>>>

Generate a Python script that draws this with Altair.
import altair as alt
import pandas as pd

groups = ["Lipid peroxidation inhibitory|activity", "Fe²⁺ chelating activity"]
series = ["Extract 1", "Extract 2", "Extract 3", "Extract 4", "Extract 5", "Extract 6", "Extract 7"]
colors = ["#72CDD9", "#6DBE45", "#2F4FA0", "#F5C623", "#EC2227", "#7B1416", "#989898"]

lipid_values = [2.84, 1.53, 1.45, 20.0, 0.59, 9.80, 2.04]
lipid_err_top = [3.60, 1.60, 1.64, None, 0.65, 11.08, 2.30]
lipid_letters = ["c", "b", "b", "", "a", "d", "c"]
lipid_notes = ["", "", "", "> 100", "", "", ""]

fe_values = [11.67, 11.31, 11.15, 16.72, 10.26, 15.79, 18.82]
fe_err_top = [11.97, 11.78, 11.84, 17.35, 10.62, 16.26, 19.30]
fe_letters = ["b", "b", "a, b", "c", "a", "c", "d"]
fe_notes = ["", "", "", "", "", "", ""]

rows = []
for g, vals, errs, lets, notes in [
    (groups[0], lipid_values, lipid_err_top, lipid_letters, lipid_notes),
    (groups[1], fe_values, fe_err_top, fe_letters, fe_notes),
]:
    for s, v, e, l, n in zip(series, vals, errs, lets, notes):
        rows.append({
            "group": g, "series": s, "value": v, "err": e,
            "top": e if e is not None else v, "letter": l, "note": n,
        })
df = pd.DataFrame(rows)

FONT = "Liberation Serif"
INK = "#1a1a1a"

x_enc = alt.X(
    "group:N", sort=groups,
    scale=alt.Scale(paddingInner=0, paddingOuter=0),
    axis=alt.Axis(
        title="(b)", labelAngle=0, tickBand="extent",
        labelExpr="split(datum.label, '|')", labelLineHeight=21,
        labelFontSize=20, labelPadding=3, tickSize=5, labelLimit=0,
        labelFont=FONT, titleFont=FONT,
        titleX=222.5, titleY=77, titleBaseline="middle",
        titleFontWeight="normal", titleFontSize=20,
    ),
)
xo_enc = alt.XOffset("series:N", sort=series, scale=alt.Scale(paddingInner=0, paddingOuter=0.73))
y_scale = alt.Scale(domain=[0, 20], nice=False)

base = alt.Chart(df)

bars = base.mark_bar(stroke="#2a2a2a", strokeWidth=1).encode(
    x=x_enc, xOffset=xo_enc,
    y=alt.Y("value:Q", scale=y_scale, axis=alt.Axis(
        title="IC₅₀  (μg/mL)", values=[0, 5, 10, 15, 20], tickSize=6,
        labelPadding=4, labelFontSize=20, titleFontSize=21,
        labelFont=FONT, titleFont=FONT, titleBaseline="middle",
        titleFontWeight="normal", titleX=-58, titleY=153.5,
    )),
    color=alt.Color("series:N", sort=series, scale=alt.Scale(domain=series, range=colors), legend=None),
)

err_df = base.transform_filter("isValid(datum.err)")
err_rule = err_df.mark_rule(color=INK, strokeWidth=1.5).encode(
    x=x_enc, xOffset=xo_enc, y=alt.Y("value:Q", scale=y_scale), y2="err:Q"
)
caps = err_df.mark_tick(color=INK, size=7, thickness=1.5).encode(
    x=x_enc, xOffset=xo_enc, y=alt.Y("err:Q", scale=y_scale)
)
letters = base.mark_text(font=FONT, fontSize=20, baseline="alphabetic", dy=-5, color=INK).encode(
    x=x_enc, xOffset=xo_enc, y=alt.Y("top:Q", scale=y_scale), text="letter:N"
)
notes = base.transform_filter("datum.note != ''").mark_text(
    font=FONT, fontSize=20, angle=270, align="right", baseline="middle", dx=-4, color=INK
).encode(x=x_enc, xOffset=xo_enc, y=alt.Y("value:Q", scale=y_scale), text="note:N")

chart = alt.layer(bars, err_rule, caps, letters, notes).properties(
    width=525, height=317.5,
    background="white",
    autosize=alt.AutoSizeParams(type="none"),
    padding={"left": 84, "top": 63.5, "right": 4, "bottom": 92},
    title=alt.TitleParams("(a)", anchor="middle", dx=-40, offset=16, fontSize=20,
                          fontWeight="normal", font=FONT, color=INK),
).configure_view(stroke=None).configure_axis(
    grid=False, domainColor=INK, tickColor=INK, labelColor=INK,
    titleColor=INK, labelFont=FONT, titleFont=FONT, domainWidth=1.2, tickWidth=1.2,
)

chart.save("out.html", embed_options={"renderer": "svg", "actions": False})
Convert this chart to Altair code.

<<<

GOAL OF THE EXERCISE
Every entry must be quoted exactly as it appears above.

THE COMPLETED TASK
Generate a Python script that draws this with Altair.
import altair as alt
import pandas as pd

groups = ["Lipid peroxidation inhibitory|activity", "Fe²⁺ chelating activity"]
series = ["Extract 1", "Extract 2", "Extract 3", "Extract 4", "Extract 5", "Extract 6", "Extract 7"]
colors = ["#72CDD9", "#6DBE45", "#2F4FA0", "#F5C623", "#EC2227", "#7B1416", "#989898"]

lipid_values = [2.84, 1.53, 1.45, 20.0, 0.59, 9.80, 2.04]
lipid_err_top = [3.60, 1.60, 1.64, None, 0.65, 11.08, 2.30]
lipid_letters = ["c", "b", "b", "", "a", "d", "c"]
lipid_notes = ["", "", "", "> 100", "", "", ""]

fe_values = [11.67, 11.31, 11.15, 16.72, 10.26, 15.79, 18.82]
fe_err_top = [11.97, 11.78, 11.84, 17.35, 10.62, 16.26, 19.30]
fe_letters = ["b", "b", "a, b", "c", "a", "c", "d"]
fe_notes = ["", "", "", "", "", "", ""]

rows = []
for g, vals, errs, lets, notes in [
    (groups[0], lipid_values, lipid_err_top, lipid_letters, lipid_notes),
    (groups[1], fe_values, fe_err_top, fe_letters, fe_notes),
]:
    for s, v, e, l, n in zip(series, vals, errs, lets, notes):
        rows.append({
            "group": g, "series": s, "value": v, "err": e,
            "top": e if e is not None else v, "letter": l, "note": n,
        })
df = pd.DataFrame(rows)

FONT = "Liberation Serif"
INK = "#1a1a1a"

x_enc = alt.X(
    "group:N", sort=groups,
    scale=alt.Scale(paddingInner=0, paddingOuter=0),
    axis=alt.Axis(
        title="(b)", labelAngle=0, tickBand="extent",
        labelExpr="split(datum.label, '|')", labelLineHeight=21,
        labelFontSize=20, labelPadding=3, tickSize=5, labelLimit=0,
        labelFont=FONT, titleFont=FONT,
        titleX=222.5, titleY=77, titleBaseline="middle",
        titleFontWeight="normal", titleFontSize=20,
    ),
)
xo_enc = alt.XOffset("series:N", sort=series, scale=alt.Scale(paddingInner=0, paddingOuter=0.73))
y_scale = alt.Scale(domain=[0, 20], nice=False)

base = alt.Chart(df)

bars = base.mark_bar(stroke="#2a2a2a", strokeWidth=1).encode(
    x=x_enc, xOffset=xo_enc,
    y=alt.Y("value:Q", scale=y_scale, axis=alt.Axis(
        title="IC₅₀  (μg/mL)", values=[0, 5, 10, 15, 20], tickSize=6,
        labelPadding=4, labelFontSize=20, titleFontSize=21,
        labelFont=FONT, titleFont=FONT, titleBaseline="middle",
        titleFontWeight="normal", titleX=-58, titleY=153.5,
    )),
    color=alt.Color("series:N", sort=series, scale=alt.Scale(domain=series, range=colors), legend=None),
)

err_df = base.transform_filter("isValid(datum.err)")
err_rule = err_df.mark_rule(color=INK, strokeWidth=1.5).encode(
    x=x_enc, xOffset=xo_enc, y=alt.Y("value:Q", scale=y_scale), y2="err:Q"
)
caps = err_df.mark_tick(color=INK, size=7, thickness=1.5).encode(
    x=x_enc, xOffset=xo_enc, y=alt.Y("err:Q", scale=y_scale)
)
letters = base.mark_text(font=FONT, fontSize=20, baseline="alphabetic", dy=-5, color=INK).encode(
    x=x_enc, xOffset=xo_enc, y=alt.Y("top:Q", scale=y_scale), text="letter:N"
)
notes = base.transform_filter("datum.note != ''").mark_text(
    font=FONT, fontSize=20, angle=270, align="right", baseline="middle", dx=-4, color=INK
).encode(x=x_enc, xOffset=xo_enc, y=alt.Y("value:Q", scale=y_scale), text="note:N")

chart = alt.layer(bars, err_rule, caps, letters, notes).properties(
    width=525, height=317.5,
    background="white",
    autosize=alt.AutoSizeParams(type="none"),
    padding={"left": 84, "top": 63.5, "right": 4, "bottom": 92},
    title=alt.TitleParams("(a)", anchor="middle", dx=-40, offset=16, fontSize=20,
                          fontWeight="normal", font=FONT, color=INK),
).configure_view(stroke=None).configure_axis(
    grid=False, domainColor=INK, tickColor=INK, labelColor=INK,
    titleColor=INK, labelFont=FONT, titleFont=FONT, domainWidth=1.2, tickWidth=1.2,
)

chart.save("out.html", embed_options={"renderer": "svg", "actions": False})
Convert this chart to Altair code.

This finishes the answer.